-- Begin --

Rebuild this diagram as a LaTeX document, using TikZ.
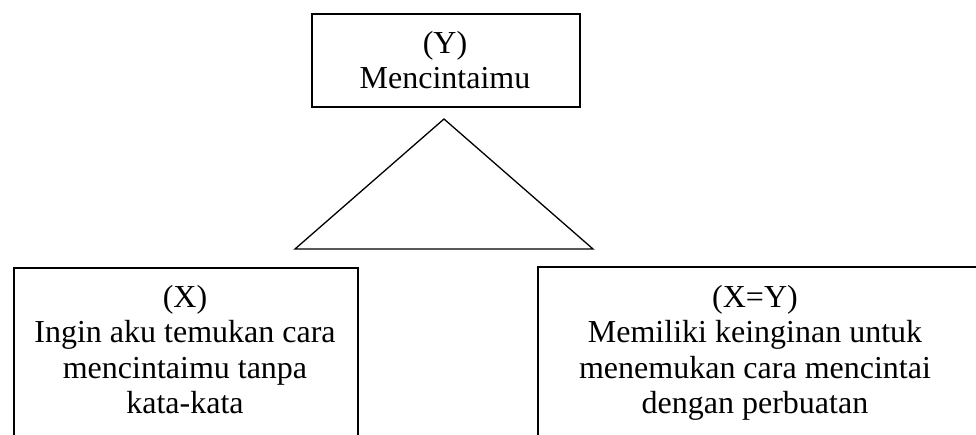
\documentclass[tikz,border=0pt]{standalone}
\usepackage{fontspec}
\setmainfont{Liberation Serif}
\begin{document}
\begin{tikzpicture}[x=1pt,y=-1pt,
  frame/.style={draw, line width=1.6pt, inner sep=0pt, anchor=north west},
  caption/.style={font=\fontsize{32}{35.5}\selectfont, align=center, inner sep=0pt, anchor=north}]
\useasboundingbox (0,0) rectangle (976,435);
\clip (0,0) rectangle (976,435);
% top box
\node[frame, minimum width=268pt, minimum height=93pt] (ybox) at (311,13) {};
\node[caption] (ytext) at (445,31) {(Y)\\Mencintaimu};
% triangle
\coordinate (apex) at (444,119);
\coordinate (bl) at (295,249);
\coordinate (br) at (593,249);
\draw[line width=1.3pt] (apex) -- (bl) -- (br) -- cycle;
% lower boxes, open past the page edge
\node[frame, minimum width=344pt, minimum height=200pt] (xbox) at (13,267) {};
\node[caption] (xtext) at (185,285) {(X)\\Ingin aku temukan cara\\mencintaimu tanpa\\kata-kata};
\node[frame, minimum width=460pt, minimum height=200pt] (xybox) at (537,266) {};
\node[caption] (xytext) at (755,285) {(X=Y)\\Memiliki keinginan untuk\\menemukan cara mencintai\\dengan perbuatan};
\end{tikzpicture}
\end{document}
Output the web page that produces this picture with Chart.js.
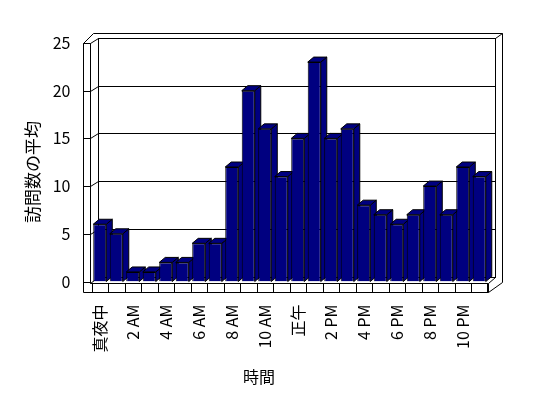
<!DOCTYPE html>
<html>
<head>
<meta charset="utf-8">
<script src="https://cdn.jsdelivr.net/npm/chart.js@4"></script>
<style>
  body { margin: 0; background: #fff; }
  canvas { display: block; }
</style>
</head>
<body>
<canvas id="visits" width="548" height="398"></canvas>
<script>
// hourly categories, only every second one gets a tick label
const categories = ['真夜中', '1 AM', '2 AM', '3 AM', '4 AM', '5 AM', '6 AM', '7 AM', '8 AM', '9 AM', '10 AM', '11 AM',
                    '正午', '1 PM', '2 PM', '3 PM', '4 PM', '5 PM', '6 PM', '7 PM', '8 PM', '9 PM', '10 PM', '11 PM'];
const visits = [6, 5, 1, 1, 2, 2, 4, 4, 12, 20, 16, 11, 15, 23, 15, 16, 8, 7, 6, 7, 10, 7, 12, 11];
const yTicks = [0, 5, 10, 15, 20, 25];
const yTitle = '訪問数の平均';
const xTitle = '時間';

const FONT = '"Noto Sans CJK JP", "Noto Sans", sans-serif';
const NAVY = '#000080';
const DX = 6, DY = 5;   // bar depth
const WX = 8, WY = 5;   // wall depth

function line(ctx, pts) {
  ctx.beginPath();
  ctx.moveTo(pts[0][0], pts[0][1]);
  for (let i = 1; i < pts.length; i++) ctx.lineTo(pts[i][0], pts[i][1]);
  ctx.stroke();
}

function poly(ctx, pts) {
  ctx.beginPath();
  ctx.moveTo(pts[0][0], pts[0][1]);
  for (let i = 1; i < pts.length; i++) ctx.lineTo(pts[i][0], pts[i][1]);
  ctx.closePath();
  ctx.fill();
  ctx.stroke();
}

const box3d = {
  id: 'box3d',
  beforeDatasetsDraw(chart) {
    const { ctx, chartArea: a, scales: { x, y } } = chart;
    const top = Math.round(y.getPixelForValue(25)) + 0.5;
    const fb = Math.round(a.bottom) + 10.5;     // floor front bottom
    const ft = Math.round(a.bottom) + 1.5;      // floor front top
    const fl = Math.round(a.left) - 8.5;        // left slab outer
    const fi = Math.round(a.left) - 1.5;        // left slab inner
    const fr = Math.round(a.right) + 0.5;
    const bl = fi + WX, br = fr + 7, bt = top - WY, bb = ft - 6;
    const ot = top - 10, orr = br + 7;

    ctx.save();
    ctx.strokeStyle = '#000';
    ctx.fillStyle = '#fff';
    ctx.lineWidth = 1;

    // back wall
    ctx.strokeRect(bl, bt, br - bl, bb - bt);
    line(ctx, [[fl, top], [fl + 10, ot], [orr, ot], [orr, ft - 1], [fr, fb]]);
    line(ctx, [[fi, top], [bl, bt]]);
    line(ctx, [[br, bt], [orr, ot]]);
    // left slab
    line(ctx, [[fl, fb], [fl, top], [fi, top], [fi, ft]]);
    line(ctx, [[fi, ft], [bl, bb]]);
    // floor slab
    line(ctx, [[fi, ft], [fr, ft], [fr, fb], [fl, fb]]);
    line(ctx, [[fr, ft], [br, bb]]);
    const n = categories.length;
    const step = (a.right - a.left) / n;
    for (let i = 0; i <= n; i++) {
      const px = Math.round(x.getPixelForValue(i) - step / 2) + 0.5;
      line(ctx, [[px, ft], [px, fb]]);
    }

    // gridlines on the back wall, ticks on the slab
    yTicks.forEach(v => {
      const py = Math.round(y.getPixelForValue(v)) + 0.5;
      line(ctx, [[fl, py], [fi, py]]);
      if (v > 0 && v < 25) line(ctx, [[fi, py], [bl, py - WY], [br, py - WY]]);
    });

    // bar tops and sides (fronts drawn by Chart.js afterwards)
    ctx.fillStyle = NAVY;
    chart.getDatasetMeta(0).data.forEach(bar => {
      const l = bar.x - bar.width / 2, r = bar.x + bar.width / 2;
      const t = bar.y, b = bar.base;
      poly(ctx, [[r, t], [r + DX, t - DY], [r + DX, b - DY], [r, b]]);
      poly(ctx, [[l, t], [l + DX, t - DY], [r + DX, t - DY], [r, t]]);
    });
    ctx.restore();
  },
  afterDraw(chart) {
    const { ctx } = chart;
    ctx.save();
    ctx.fillStyle = '#000';
    ctx.textAlign = 'center';
    ctx.textBaseline = 'middle';
    ctx.font = '16px ' + FONT;
    ctx.fillText(xTitle, 259, 377);
    ctx.font = '17px ' + FONT;
    ctx.translate(33, 172);
    ctx.rotate(-Math.PI / 2);
    ctx.fillText(yTitle, 0, 0);
    ctx.restore();
  }
};

new Chart(document.getElementById('visits'), {
  type: 'bar',
  data: {
    labels: categories,
    datasets: [{
      data: visits,
      backgroundColor: NAVY,
      borderColor: '#000',
      borderWidth: 1,
      barPercentage: 0.79,
      categoryPercentage: 1
    }]
  },
  options: {
    responsive: false,
    animation: false,
    devicePixelRatio: 1,
    layout: { padding: { top: 43, right: 60.5, bottom: 0, left: 0 } },
    plugins: {
      legend: { display: false },
      tooltip: { enabled: false }
    },
    scales: {
      x: {
        grid: { display: false, drawTicks: false },
        border: { display: false },
        afterFit(s) { s.height = 116.5; },
        ticks: {
          autoSkip: false,
          minRotation: 90,
          maxRotation: 90,
          padding: 23,
          color: '#000',
          font: { family: FONT, size: 16 },
          callback: (v, i) => (i % 2 ? '' : categories[i])
        }
      },
      y: {
        min: 0,
        max: 25,
        grid: { display: false, drawTicks: false },
        border: { display: false },
        afterFit(s) { s.width = 91.5; },
        afterBuildTicks(s) { s.ticks = yTicks.map(v => ({ value: v })); },
        ticks: {
          padding: 21,
          color: '#000',
          font: { family: FONT, size: 16 }
        }
      }
    }
  },
  plugins: [box3d]
});
</script>
</body>
</html>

-- End --

_Task details_
Reproduce the material in its entirety and word for word, without the pictures.

_Completed exercise_
Rebuild this diagram as a LaTeX document, using TikZ.
\documentclass[tikz,border=0pt]{standalone}
\usepackage{fontspec}
\setmainfont{Liberation Serif}
\begin{document}
\begin{tikzpicture}[x=1pt,y=-1pt,
  frame/.style={draw, line width=1.6pt, inner sep=0pt, anchor=north west},
  caption/.style={font=\fontsize{32}{35.5}\selectfont, align=center, inner sep=0pt, anchor=north}]
\useasboundingbox (0,0) rectangle (976,435);
\clip (0,0) rectangle (976,435);
% top box
\node[frame, minimum width=268pt, minimum height=93pt] (ybox) at (311,13) {};
\node[caption] (ytext) at (445,31) {(Y)\\Mencintaimu};
% triangle
\coordinate (apex) at (444,119);
\coordinate (bl) at (295,249);
\coordinate (br) at (593,249);
\draw[line width=1.3pt] (apex) -- (bl) -- (br) -- cycle;
% lower boxes, open past the page edge
\node[frame, minimum width=344pt, minimum height=200pt] (xbox) at (13,267) {};
\node[caption] (xtext) at (185,285) {(X)\\Ingin aku temukan cara\\mencintaimu tanpa\\kata-kata};
\node[frame, minimum width=460pt, minimum height=200pt] (xybox) at (537,266) {};
\node[caption] (xytext) at (755,285) {(X=Y)\\Memiliki keinginan untuk\\menemukan cara mencintai\\dengan perbuatan};
\end{tikzpicture}
\end{document}
Output the web page that produces this picture with Chart.js.
<!DOCTYPE html>
<html>
<head>
<meta charset="utf-8">
<script src="https://cdn.jsdelivr.net/npm/chart.js@4"></script>
<style>
  body { margin: 0; background: #fff; }
  canvas { display: block; }
</style>
</head>
<body>
<canvas id="visits" width="548" height="398"></canvas>
<script>
// hourly categories, only every second one gets a tick label
const categories = ['真夜中', '1 AM', '2 AM', '3 AM', '4 AM', '5 AM', '6 AM', '7 AM', '8 AM', '9 AM', '10 AM', '11 AM',
                    '正午', '1 PM', '2 PM', '3 PM', '4 PM', '5 PM', '6 PM', '7 PM', '8 PM', '9 PM', '10 PM', '11 PM'];
const visits = [6, 5, 1, 1, 2, 2, 4, 4, 12, 20, 16, 11, 15, 23, 15, 16, 8, 7, 6, 7, 10, 7, 12, 11];
const yTicks = [0, 5, 10, 15, 20, 25];
const yTitle = '訪問数の平均';
const xTitle = '時間';

const FONT = '"Noto Sans CJK JP", "Noto Sans", sans-serif';
const NAVY = '#000080';
const DX = 6, DY = 5;   // bar depth
const WX = 8, WY = 5;   // wall depth

function line(ctx, pts) {
  ctx.beginPath();
  ctx.moveTo(pts[0][0], pts[0][1]);
  for (let i = 1; i < pts.length; i++) ctx.lineTo(pts[i][0], pts[i][1]);
  ctx.stroke();
}

function poly(ctx, pts) {
  ctx.beginPath();
  ctx.moveTo(pts[0][0], pts[0][1]);
  for (let i = 1; i < pts.length; i++) ctx.lineTo(pts[i][0], pts[i][1]);
  ctx.closePath();
  ctx.fill();
  ctx.stroke();
}

const box3d = {
  id: 'box3d',
  beforeDatasetsDraw(chart) {
    const { ctx, chartArea: a, scales: { x, y } } = chart;
    const top = Math.round(y.getPixelForValue(25)) + 0.5;
    const fb = Math.round(a.bottom) + 10.5;     // floor front bottom
    const ft = Math.round(a.bottom) + 1.5;      // floor front top
    const fl = Math.round(a.left) - 8.5;        // left slab outer
    const fi = Math.round(a.left) - 1.5;        // left slab inner
    const fr = Math.round(a.right) + 0.5;
    const bl = fi + WX, br = fr + 7, bt = top - WY, bb = ft - 6;
    const ot = top - 10, orr = br + 7;

    ctx.save();
    ctx.strokeStyle = '#000';
    ctx.fillStyle = '#fff';
    ctx.lineWidth = 1;

    // back wall
    ctx.strokeRect(bl, bt, br - bl, bb - bt);
    line(ctx, [[fl, top], [fl + 10, ot], [orr, ot], [orr, ft - 1], [fr, fb]]);
    line(ctx, [[fi, top], [bl, bt]]);
    line(ctx, [[br, bt], [orr, ot]]);
    // left slab
    line(ctx, [[fl, fb], [fl, top], [fi, top], [fi, ft]]);
    line(ctx, [[fi, ft], [bl, bb]]);
    // floor slab
    line(ctx, [[fi, ft], [fr, ft], [fr, fb], [fl, fb]]);
    line(ctx, [[fr, ft], [br, bb]]);
    const n = categories.length;
    const step = (a.right - a.left) / n;
    for (let i = 0; i <= n; i++) {
      const px = Math.round(x.getPixelForValue(i) - step / 2) + 0.5;
      line(ctx, [[px, ft], [px, fb]]);
    }

    // gridlines on the back wall, ticks on the slab
    yTicks.forEach(v => {
      const py = Math.round(y.getPixelForValue(v)) + 0.5;
      line(ctx, [[fl, py], [fi, py]]);
      if (v > 0 && v < 25) line(ctx, [[fi, py], [bl, py - WY], [br, py - WY]]);
    });

    // bar tops and sides (fronts drawn by Chart.js afterwards)
    ctx.fillStyle = NAVY;
    chart.getDatasetMeta(0).data.forEach(bar => {
      const l = bar.x - bar.width / 2, r = bar.x + bar.width / 2;
      const t = bar.y, b = bar.base;
      poly(ctx, [[r, t], [r + DX, t - DY], [r + DX, b - DY], [r, b]]);
      poly(ctx, [[l, t], [l + DX, t - DY], [r + DX, t - DY], [r, t]]);
    });
    ctx.restore();
  },
  afterDraw(chart) {
    const { ctx } = chart;
    ctx.save();
    ctx.fillStyle = '#000';
    ctx.textAlign = 'center';
    ctx.textBaseline = 'middle';
    ctx.font = '16px ' + FONT;
    ctx.fillText(xTitle, 259, 377);
    ctx.font = '17px ' + FONT;
    ctx.translate(33, 172);
    ctx.rotate(-Math.PI / 2);
    ctx.fillText(yTitle, 0, 0);
    ctx.restore();
  }
};

new Chart(document.getElementById('visits'), {
  type: 'bar',
  data: {
    labels: categories,
    datasets: [{
      data: visits,
      backgroundColor: NAVY,
      borderColor: '#000',
      borderWidth: 1,
      barPercentage: 0.79,
      categoryPercentage: 1
    }]
  },
  options: {
    responsive: false,
    animation: false,
    devicePixelRatio: 1,
    layout: { padding: { top: 43, right: 60.5, bottom: 0, left: 0 } },
    plugins: {
      legend: { display: false },
      tooltip: { enabled: false }
    },
    scales: {
      x: {
        grid: { display: false, drawTicks: false },
        border: { display: false },
        afterFit(s) { s.height = 116.5; },
        ticks: {
          autoSkip: false,
          minRotation: 90,
          maxRotation: 90,
          padding: 23,
          color: '#000',
          font: { family: FONT, size: 16 },
          callback: (v, i) => (i % 2 ? '' : categories[i])
        }
      },
      y: {
        min: 0,
        max: 25,
        grid: { display: false, drawTicks: false },
        border: { display: false },
        afterFit(s) { s.width = 91.5; },
        afterBuildTicks(s) { s.ticks = yTicks.map(v => ({ value: v })); },
        ticks: {
          padding: 21,
          color: '#000',
          font: { family: FONT, size: 16 }
        }
      }
    }
  },
  plugins: [box3d]
});
</script>
</body>
</html>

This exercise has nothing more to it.